start Data shown

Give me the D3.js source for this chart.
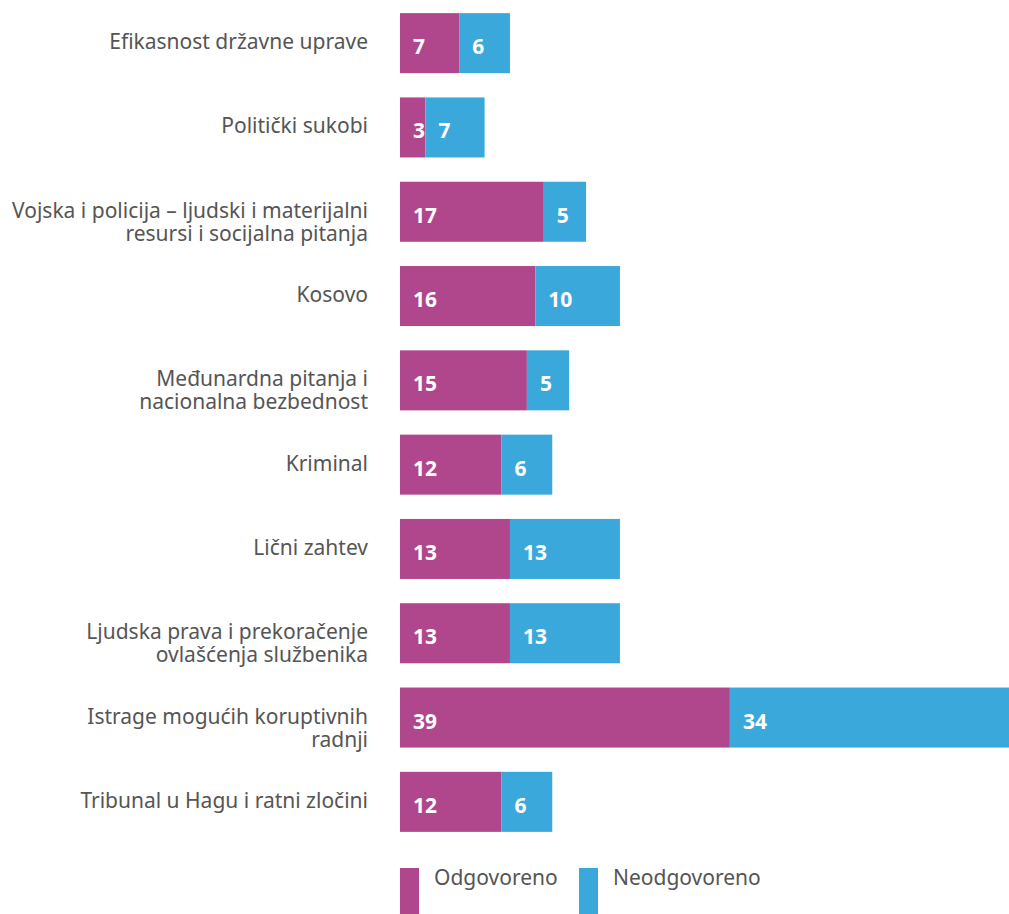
<!DOCTYPE html>
<html>
<head>
<meta charset="utf-8">
<script src="https://cdn.jsdelivr.net/npm/d3@7"></script>
<style>
  html, body { margin: 0; padding: 0; background: #fff; }
  svg { display: block; font-family: "Noto Sans", "Open Sans", sans-serif; }
</style>
</head>
<body>
<div id="chart"></div>
<script>
// Categories (line breaks as in the original labels)
const categories = [
  "Efikasnost državne uprave",
  "Politički sukobi",
  "Vojska i policija – ljudski i materijalni\nresursi i socijalna pitanja",
  "Kosovo",
  "Međunardna pitanja i\nnacionalna bezbednost",
  "Kriminal",
  "Lični zahtev",
  "Ljudska prava i prekoračenje\novlašćenja službenika",
  "Istrage mogućih koruptivnih\nradnji",
  "Tribunal u Hagu i ratni zločini"
];
const answered = [7, 3, 17, 16, 15, 12, 13, 13, 39, 12];
const unanswered = [6, 7, 5, 10, 5, 6, 13, 13, 34, 6];
const seriesNames = ["Odgovoreno", "Neodgovoreno"];
const colors = ["#b0468c", "#3aa8db"];

const width = 1009, height = 914;
const svg = d3.select("#chart").append("svg")
  .attr("width", width)
  .attr("height", height);

const x0 = 400;
const x = d3.scaleLinear().domain([0, 72]).range([x0, x0 + 609]);
const y = d3.scaleBand()
  .domain(categories)
  .range([1, 844])
  .paddingInner(0.288)
  .paddingOuter(0.144);

const rows = categories.map((c, i) => ({ cat: c, vals: [answered[i], unanswered[i]] }));

const stack = d3.stack().keys([0, 1]).value((d, k) => d.vals[k]);
const layers = stack(rows);

layers.forEach((layer, k) => {
  const g = svg.append("g");
  g.selectAll("rect")
    .data(layer)
    .join("rect")
    .attr("x", d => x(d[0]))
    .attr("y", d => y(d.data.cat))
    .attr("width", d => x(d[1]) - x(d[0]))
    .attr("height", y.bandwidth())
    .attr("fill", colors[k]);
  g.selectAll("text")
    .data(layer)
    .join("text")
    .attr("x", d => x(d[0]) + 13)
    .attr("y", d => y(d.data.cat) + y.bandwidth() / 2 + 11)
    .attr("fill", "#fff")
    .attr("font-weight", "bold")
    .attr("font-size", 21)
    .text(d => d[1] - d[0]);
});

// Category labels: first line level with the bar, further lines below
const labels = svg.append("g");
categories.forEach(c => {
  const lines = c.split("\n");
  const base = y(c) + y.bandwidth() / 2 + 6;
  const t = labels.append("text")
    .attr("text-anchor", "end")
    .attr("fill", "#555")
    .attr("font-size", 21);
  lines.forEach((ln, j) => {
    t.append("tspan")
      .attr("x", 368)
      .attr("y", base + j * 23)
      .text(ln);
  });
});

// Legend
const legendX = [400, 579];
seriesNames.forEach((name, k) => {
  svg.append("rect")
    .attr("x", legendX[k])
    .attr("y", 868)
    .attr("width", 19)
    .attr("height", 46)
    .attr("fill", colors[k]);
  svg.append("text")
    .attr("x", legendX[k] + 34)
    .attr("y", 885)
    .attr("fill", "#555")
    .attr("font-size", 21)
    .text(name);
});
</script>
</body>
</html>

end Data shown

*Problem to work on*.
Copy each line of the listing that holds the word "chart".

*The response*.
Give me the D3.js source for this chart.
<div id="chart"></div>
const svg = d3.select("#chart").append("svg")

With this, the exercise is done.